Historically, Stabler has tap-danced around the spirit of the law, while remaining friendly with the letter. However, he used techniques, onscreen, that, in a military interrogation, would count as war crimes. Stabler’s behavior became so caricatured that, when actor Christopher Meloni moved laterally to the series Happy, that show’s writers’ room played the same behavior for low comedy.

Therefore, when Dick Wolf acts publicly outraged when his writer emulates the same behavior, I have little interest in his crocodile tears. Wolf helped glamorize the idea that police would torture suspects, utilize physical violence, and get away unscathed. He is, partially, responsible for the cultural moment which produced George Floyd’s murder, and countless other murders by police who expect bureaucrats, and society generally, to accept this behavior.
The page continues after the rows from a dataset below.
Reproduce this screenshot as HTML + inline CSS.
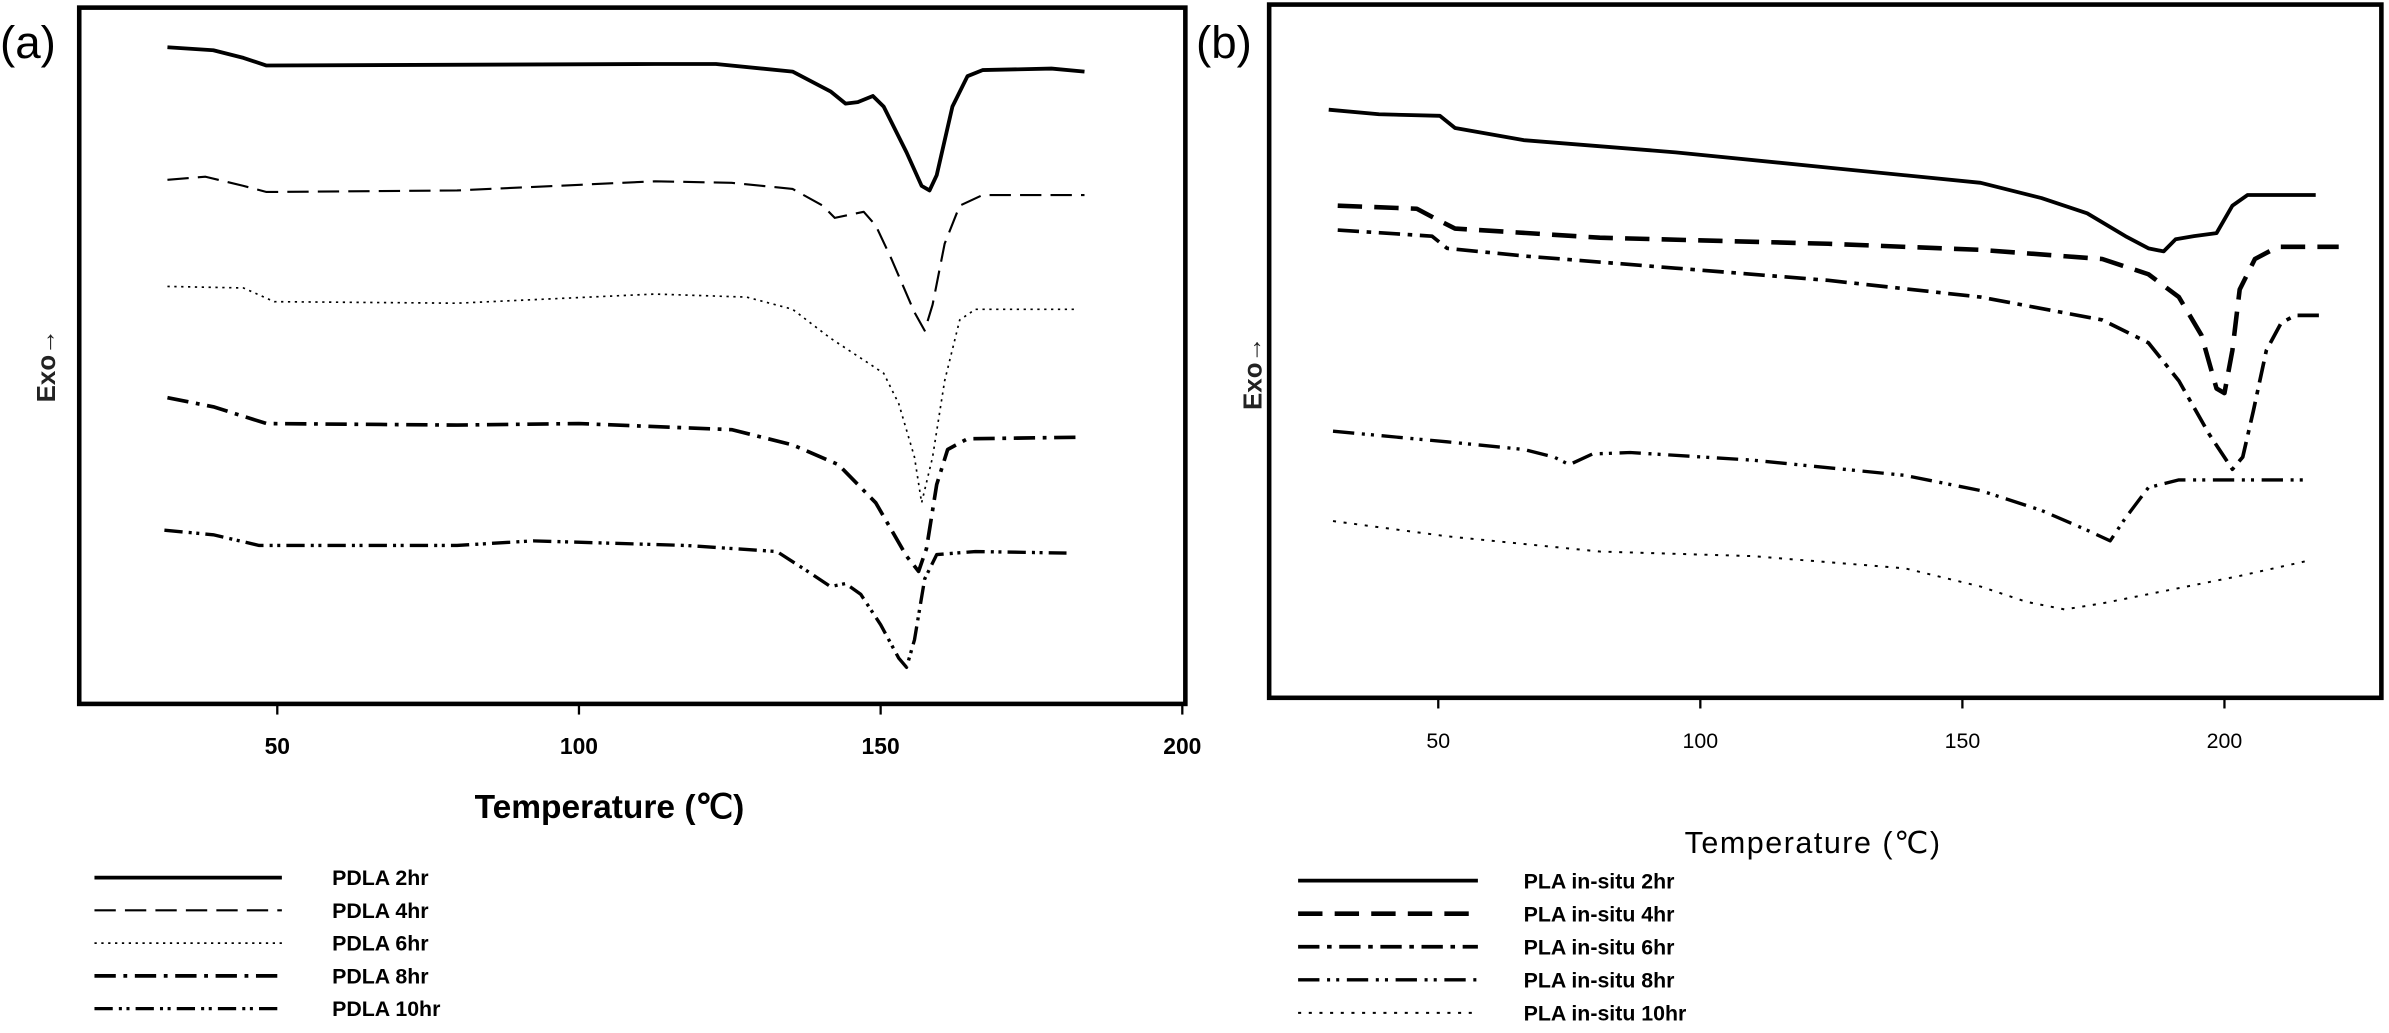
<!DOCTYPE html>
<html><head><meta charset="utf-8"><style>
html,body{margin:0;padding:0;background:#fff;}
svg{display:block;font-family:"Liberation Sans",sans-serif;}
</style></head><body>
<svg id="chart" width="2389" height="1033" viewBox="0 0 1568 678" preserveAspectRatio="none" xmlns="http://www.w3.org/2000/svg">
<g id="pa"></g>
<g id="pb"></g>
</svg>
<script>
const NS="http://www.w3.org/2000/svg";
// Panel (a) data: temperature (°C) and heat flow (a.u.)
const aTicks=[50,100,150,200];
const aNames=["PDLA 2hr","PDLA 4hr","PDLA 6hr","PDLA 8hr","PDLA 10hr"];
const a2T=[31.8,39.4,44.4,48.2,112.6,122.7,135.4,141.7,144.2,146.2,148.7,150.5,154.3,156.8,158.1,159.3,161.9,164.4,166.9,178.3,183.8];
const a2V=[431,429,424,419,420,420,415,402,394,395,399,392,362,340,337,347,392,412,416,417,415];
const a4T=[31.8,38.1,44.4,48.2,79.8,112.6,125.3,135.4,140.4,142.4,147.2,149.2,151.8,155.6,157.3,158.6,160.6,163.1,166.9,183.8];
const a4V=[344,346,340,336,337,343,342,338,327,319,323,314,292,257,245,262,302,327,334,334];
const a6T=[31.8,44.4,49.5,79.8,112.6,127.8,135.4,141.7,146.7,150.5,153.0,155.6,156.8,158.6,160.6,163.1,165.7,182.3];
const a6V=[274,273,264,263,269,267,259,240,227,217,197,162,132,162,212,252,259,259];
const a8T=[31.8,39.4,48.2,79.8,100,125.3,135.4,143.0,149.2,154.3,156.3,157.6,159.3,161.1,164.4,182.3];
const a8V=[201,195,184,183,184,180,170,157,132,97,87,102,144,167,174,175];
const a10T=[31.3,39.4,47.0,79.8,92.4,117.7,132.8,137.9,141.7,144.2,146.7,150.0,153.0,154.3,155.6,157.3,159.3,165.7,180.8];
const a10V=[114,111,104,104,107,104,100,87,77,79,72,52,30,24,42,82,98,100,99];
// Panel (b) data
const bTicks=[50,100,150,200];
const bNames=["PLA in-situ 2hr","PLA in-situ 4hr","PLA in-situ 6hr","PLA in-situ 8hr","PLA in-situ 10hr"];
const b2T=[29.1,38.7,50.3,53.2,66.3,95.3,124.4,153.5,165.1,173.8,181.1,185.5,188.4,190.7,194.2,198.5,201.5,204.4,217.4];
const b2V=[386,383,382,374,366,358,348,338,328,318,303,295,293,301,303,305,323,330,330];
const b4T=[30.8,45.9,50.3,53.2,80.8,124.4,153.5,176.7,185.5,191.3,195.6,198.5,200.0,201.5,202.9,205.8,210.2,221.8];
const b4V=[323,321,313,308,302,298,294,288,278,263,238,203,200,228,268,288,296,296];
const b6T=[30.8,48.8,51.7,66.3,95.3,124.4,153.5,176.7,185.5,191.3,197.1,201.5,203.5,205.5,208.0,210.8,213.5,218.9];
const b6V=[307,303,295,290,282,274,263,248,233,208,173,150,158,188,228,246,251,251];
const b8T=[29.9,51.7,66.3,72.1,75.0,79.4,86.6,109.9,139.0,153.5,165.1,173.8,178.2,181.1,185.5,191.3,216.0];
const b8V=[175,168,163,158,153,160,161,156,146,136,123,110,103,118,138,143,143];
const b10T=[29.9,51.7,80.8,109.9,139.0,153.5,162.2,169.5,176.7,188.4,202.9,216.0];
const b10V=[116,106,96,93,85,73,63,58,62,70,80,90];

function el(tag,attrs,parent,txt){const e=document.createElementNS(NS,tag);for(const k in attrs)e.setAttribute(k,attrs[k]);if(txt!==undefined)e.textContent=txt;parent.appendChild(e);return e;}

function panel(g,cfg){
  const xs=T=>cfg.x0+(T-cfg.t0)*cfg.k;
  const ys=v=>cfg.bottom-v;
  const f=el('rect',{x:cfg.left,y:cfg.top,width:cfg.right-cfg.left,height:cfg.bottom-cfg.top,fill:'none',stroke:'#000','stroke-width':cfg.fw},g);
  
  
  cfg.ticks.forEach(t=>{
    const tk=el('line',{x1:xs(t),x2:xs(t),y1:cfg.bottom,y2:cfg.bottom+7,stroke:'#000','stroke-width':1.5},g);
    
    
    const tl=el('text',{x:xs(t),y:cfg.bottom+33,'text-anchor':'middle','font-size':cfg.tfs,'font-weight':cfg.bold?'bold':'normal'},g,String(t));
    
    
  });
  const tt=el('text',{x:cfg.titleX,y:cfg.titleY,'text-anchor':'middle','font-size':cfg.titleFs,'font-weight':cfg.bold?'bold':'normal','letter-spacing':cfg.bold?0:1},g,'Temperature (℃)');
  
  
  const yt=el('text',{x:0,y:0,'text-anchor':'middle','font-size':17,'font-weight':'bold',fill:'#222',transform:`translate(${cfg.exoX},${cfg.exoY}) rotate(-90)`},g,'Exo→');
  
  
  const pl=el('text',{x:cfg.labX,y:38,'font-size':30},g,cfg.label);
  
  
  cfg.series.forEach((s,i)=>{
    const pts=s.T.map((t,j)=>xs(t).toFixed(1)+','+ys(s.V[j]).toFixed(1)).join(' ');
    const p=el('polyline',{points:pts,fill:'none',stroke:'#000','stroke-width':s.w,'stroke-dasharray':s.d,'stroke-linejoin':'round'},g);
    
    
    const ly=cfg.legY+i*cfg.legDy;
    const ll=el('line',{x1:cfg.legX1,x2:cfg.legX2,y1:ly,y2:ly,stroke:'#000','stroke-width':s.w,'stroke-dasharray':s.d},g);
    
    
    const lt=el('text',{x:cfg.legTX,y:ly+5,'font-size':14,'font-weight':'bold'},g,cfg.names[i]);
    
    
  });
}
panel(document.getElementById('pa'),{left:52,right:778,top:5,bottom:462,x0:182,t0:50,k:3.96,ticks:aTicks,tfs:15,bold:true,fw:3,
  titleX:400,titleY:537,titleFs:22,exoX:36,exoY:240,label:'(a)',labX:0,names:aNames,
  legX1:62,legX2:185,legTX:218,legY:576,legDy:21.5,
  series:[{T:a2T,V:a2V,w:2.5,d:'none'},{T:a4T,V:a4V,w:1.4,d:'14 6'},{T:a6T,V:a6V,w:1.1,d:'1.5 3'},{T:a8T,V:a8V,w:2.4,d:'14 5 2.5 5'},{T:a10T,V:a10V,w:2.2,d:'12 4 2 3 2 4'}]});
panel(document.getElementById('pb'),{left:833,right:1563,top:3,bottom:458,x0:944,t0:50,k:3.44,ticks:bTicks,tfs:14,bold:false,fw:3,
  titleX:1190,titleY:560,titleFs:20,exoX:828,exoY:245,label:'(b)',labX:785,names:bNames,
  legX1:852,legX2:970,legTX:1000,legY:578,legDy:21.7,
  series:[{T:b2T,V:b2V,w:2.5,d:'none'},{T:b4T,V:b4V,w:3,d:'16 8'},{T:b6T,V:b6V,w:2.4,d:'14 5 3 5'},{T:b8T,V:b8V,w:2.2,d:'14 5 2 4 2 5'},{T:b10T,V:b10V,w:1.3,d:'2 5'}]});
</script>
</body></html>
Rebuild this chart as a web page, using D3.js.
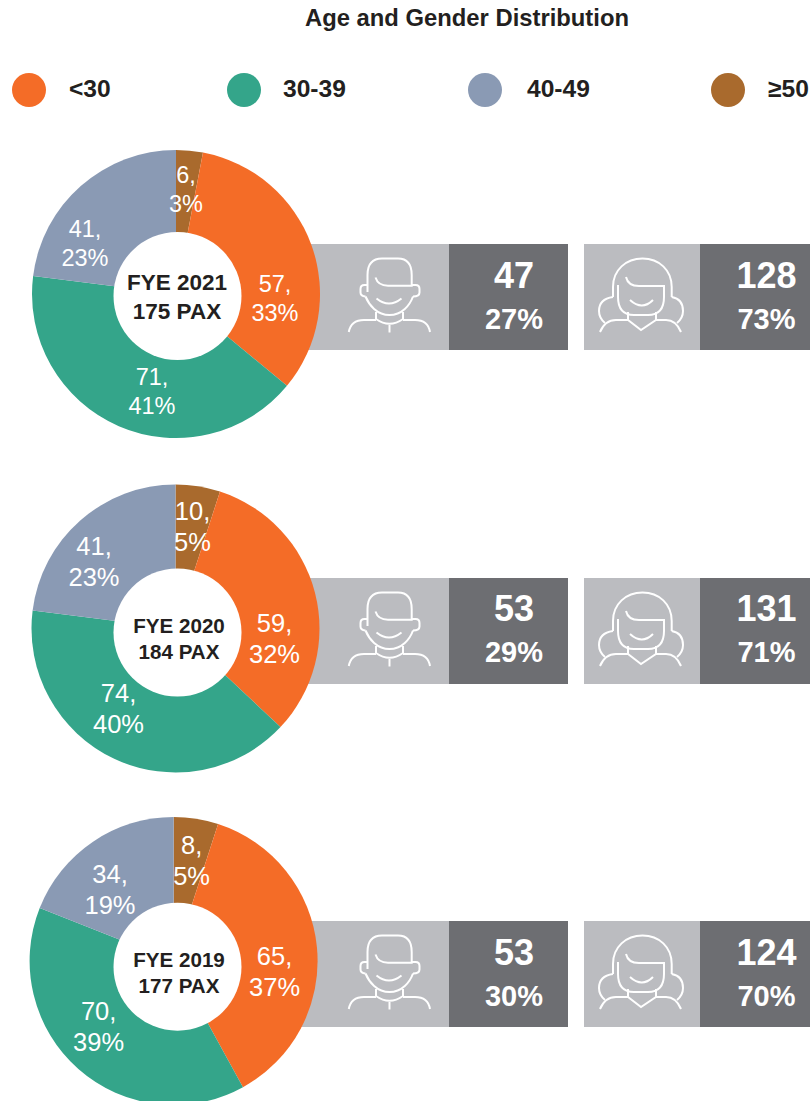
<!DOCTYPE html>
<html>
<head>
<meta charset="utf-8">
<script src="https://cdnjs.cloudflare.com/ajax/libs/d3/7.8.5/d3.min.js"></script>
<style>
  html, body { margin: 0; padding: 0; background: #fff; }
  svg { display: block; }
  text { font-family: "Liberation Sans", Arial, sans-serif; }
</style>
</head>
<body>
<div id="chart"></div>
<script>
var ageGroups = ["<30", "30-39", "40-49", "\u226550"];
var years = ["FYE 2021", "FYE 2020", "FYE 2019"];
var pax = [175, 184, 177];

// counts and percentages, in ageGroups order
var counts2021 = [57, 71, 41, 6],
    counts2020 = [59, 74, 41, 10],
    counts2019 = [65, 70, 34, 8];
var shares2021 = [33, 41, 23, 3],
    shares2020 = [32, 40, 23, 5],
    shares2019 = [37, 39, 19, 5];

var maleCounts = [47, 53, 53],
    maleShares = [27, 29, 30];
var femaleCounts = [128, 131, 124],
    femaleShares = [73, 71, 70];

var ageCounts = [counts2021, counts2020, counts2019];
var ageShares = [shares2021, shares2020, shares2019];

// the pies start with the oldest group at twelve o'clock
var sliceOrder = [3, 0, 1, 2];

var width = 810,
    height = 1101,
    outerRadius = 144,
    holeRadius = 64,
    panelHeight = 106;

var colour = d3.scaleOrdinal()
  .domain(ageGroups)
  .range(["#f46c27", "#34a58a", "#8a9ab4", "#a96a2d"]);

var legendX = d3.scaleOrdinal().domain(ageGroups).range([29, 244, 485, 728]);
var legendTextX = d3.scaleOrdinal().domain(ageGroups).range([69, 283, 527, 768]);

// layout per pie, the source artwork is hand placed so nothing lines up exactly
var pieCentres = [[176, 294], [175.5, 628.5], [173.6, 961]];
var holeCentres = [[177.5, 296], [177.5, 632.5], [177.5, 966.7]];
var panelTops = [244, 578, 921];
var countBase = [288, 621, 965],
    shareBase = [329, 662, 1006];
var labelFont = [23.5, 25.5, 25.5],
    labelGap = [28.5, 31, 31];
var centreFont = [22.5, 20.6, 20.6],
    centreX = [177, 179, 179],
    centreBase = [[290, 319], [633, 659], [966.7, 992.7]];

// first line of each slice label, offset from the pie centre, in ageGroups order
var labelSpots = [
  [[99, -2], [-24, 91], [-91, -57], [10, -111]],
  [[99, 3], [-57, 73], [-81.5, -73.5], [17, -108.5]],
  [[101, 4], [-75, 59], [-63.6, -78], [18, -107]]
];

var maleIcon = [
  "M27.5 47V30Q27.5 13.5 42 13.5H58Q71.7 13.5 71.7 30V40.7H48Q38 40.7 35.5 32.5",
  "M27.5 40H24.5Q20.5 40 20.5 44V47.5Q20.5 51 25.5 51.5",
  "M71.7 40H75.5Q79.5 40 79.5 44V47.5Q79.5 51.5 73 51.5",
  "M25.5 51.5C29 60 37 70 49.5 70C62 70 70 60 73 51.5",
  "M36.5 53.5Q49 63.5 61.5 53.5",
  "M36 67V74Q49.5 83.5 63 74V67",
  "M8.8 87Q11 75 24 75H36",
  "M63 75H75Q88 75 90 87",
  "M49.5 80V87.5"
];

var femaleIcon = [
  "M23 52V42C23 25 36 13.5 52.5 13.5C69 13.5 81.7 25 81.7 42V52",
  "M23 52Q9 54 9 66Q9 73 15 78",
  "M81.7 52Q93 54 93 66Q93 73 87 78",
  "M36 32Q38 41 49 41H74V52Q74 70 58 70H44Q28 70 28 52V40",
  "M40 55Q52 66 63 55",
  "M38 67V75",
  "M66 67V75",
  "M10 87Q15 75 26 75H38L51 85L66 75H76Q86 75 91 87"
];

var svg = d3.select("#chart").append("svg")
  .attr("width", width)
  .attr("height", height);

svg.append("text")
  .attr("x", 467)
  .attr("y", 26)
  .attr("text-anchor", "middle")
  .attr("font-size", 23.8)
  .attr("font-weight", "bold")
  .attr("fill", "#231f20")
  .text("Age and Gender Distribution");

var legend = svg.selectAll(".legend")
  .data(ageGroups)
  .enter().append("g")
  .attr("class", "legend");

legend.append("circle")
  .attr("cx", function (d) { return legendX(d); })
  .attr("cy", 90)
  .attr("r", 17)
  .attr("fill", function (d) { return colour(d); });

legend.append("text")
  .attr("x", function (d) { return legendTextX(d); })
  .attr("y", 97)
  .attr("font-size", 24.6)
  .attr("font-weight", "bold")
  .attr("fill", "#231f20")
  .text(function (d) { return d; });

function drawPanel(g, x, lightWidth, darkWidth, top, mid, i, count, share) {
  g.append("rect")
    .attr("x", x)
    .attr("y", top)
    .attr("width", lightWidth)
    .attr("height", panelHeight)
    .attr("fill", "#bbbcc0");
  g.append("rect")
    .attr("x", x + lightWidth)
    .attr("y", top)
    .attr("width", darkWidth)
    .attr("height", panelHeight)
    .attr("fill", "#6d6e72");
  g.append("text")
    .attr("x", mid)
    .attr("y", countBase[i])
    .attr("text-anchor", "middle")
    .attr("font-size", 36)
    .attr("font-weight", "bold")
    .attr("fill", "#fff")
    .text(count);
  g.append("text")
    .attr("x", mid)
    .attr("y", shareBase[i])
    .attr("text-anchor", "middle")
    .attr("font-size", 29)
    .attr("font-weight", "bold")
    .attr("fill", "#fff")
    .text(share + "%");
}

function drawIcon(g, paths, x, y) {
  g.append("g")
    .attr("transform", "translate(" + x + "," + y + ")")
    .selectAll("path")
    .data(paths)
    .enter().append("path")
    .attr("d", function (d) { return d; })
    .attr("fill", "none")
    .attr("stroke", "#fff")
    .attr("stroke-width", 2);
}

// the wedges follow the rounded percentages, not the head counts
var pie = d3.pie()
  .sort(null)
  .value(function (d) { return d.share; });

var arc = d3.arc()
  .innerRadius(0)
  .outerRadius(outerRadius);

years.forEach(function (year, i) {
  var row = svg.append("g").attr("class", "row");
  var top = panelTops[i];

  // grey strips go first, the pie sits on top of them
  drawPanel(row, 290, 159, 119, top, 514, i, maleCounts[i], maleShares[i]);
  drawPanel(row, 584, 116, 110, top, 766.5, i, femaleCounts[i], femaleShares[i]);
  drawIcon(row, maleIcon, 340, top + 1);
  drawIcon(row, femaleIcon, 590, top + 1);

  var slices = sliceOrder.map(function (k) {
    return { group: ageGroups[k], index: k, count: ageCounts[i][k], share: ageShares[i][k] };
  });

  var pieG = row.append("g")
    .attr("transform", "translate(" + pieCentres[i][0] + "," + pieCentres[i][1] + ")");

  pieG.selectAll("path")
    .data(pie(slices))
    .enter().append("path")
    .attr("d", arc)
    .attr("fill", function (d) { return colour(d.data.group); });

  var label = pieG.selectAll("text")
    .data(slices)
    .enter().append("text")
    .attr("text-anchor", "middle")
    .attr("font-size", labelFont[i])
    .attr("fill", "#fff");

  label.append("tspan")
    .attr("x", function (d) { return labelSpots[i][d.index][0]; })
    .attr("y", function (d) { return labelSpots[i][d.index][1]; })
    .text(function (d) { return d.count + ","; });

  label.append("tspan")
    .attr("x", function (d) { return labelSpots[i][d.index][0]; })
    .attr("y", function (d) { return labelSpots[i][d.index][1] + labelGap[i]; })
    .text(function (d) { return d.share + "%"; });

  row.append("circle")
    .attr("cx", holeCentres[i][0])
    .attr("cy", holeCentres[i][1])
    .attr("r", holeRadius)
    .attr("fill", "#fff");

  row.selectAll(".centre")
    .data([year, pax[i] + " PAX"])
    .enter().append("text")
    .attr("class", "centre")
    .attr("x", centreX[i])
    .attr("y", function (d, j) { return centreBase[i][j]; })
    .attr("text-anchor", "middle")
    .attr("font-size", centreFont[i])
    .attr("font-weight", "bold")
    .attr("fill", "#231f20")
    .text(function (d) { return d; });
});
</script>
</body>
</html>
I don’t mean Dick Wolf caused this moment. He exists in a continuum with previous Hollywood police writers who directly glamorized official violence and top-level lawlessness; for him, it’s simply a job. However, he needs to recognize that his job helped create the cultural conditions which made current events possible. His official protests of innocence don’t interest me. And firing one writer is a case of “too little, too late.”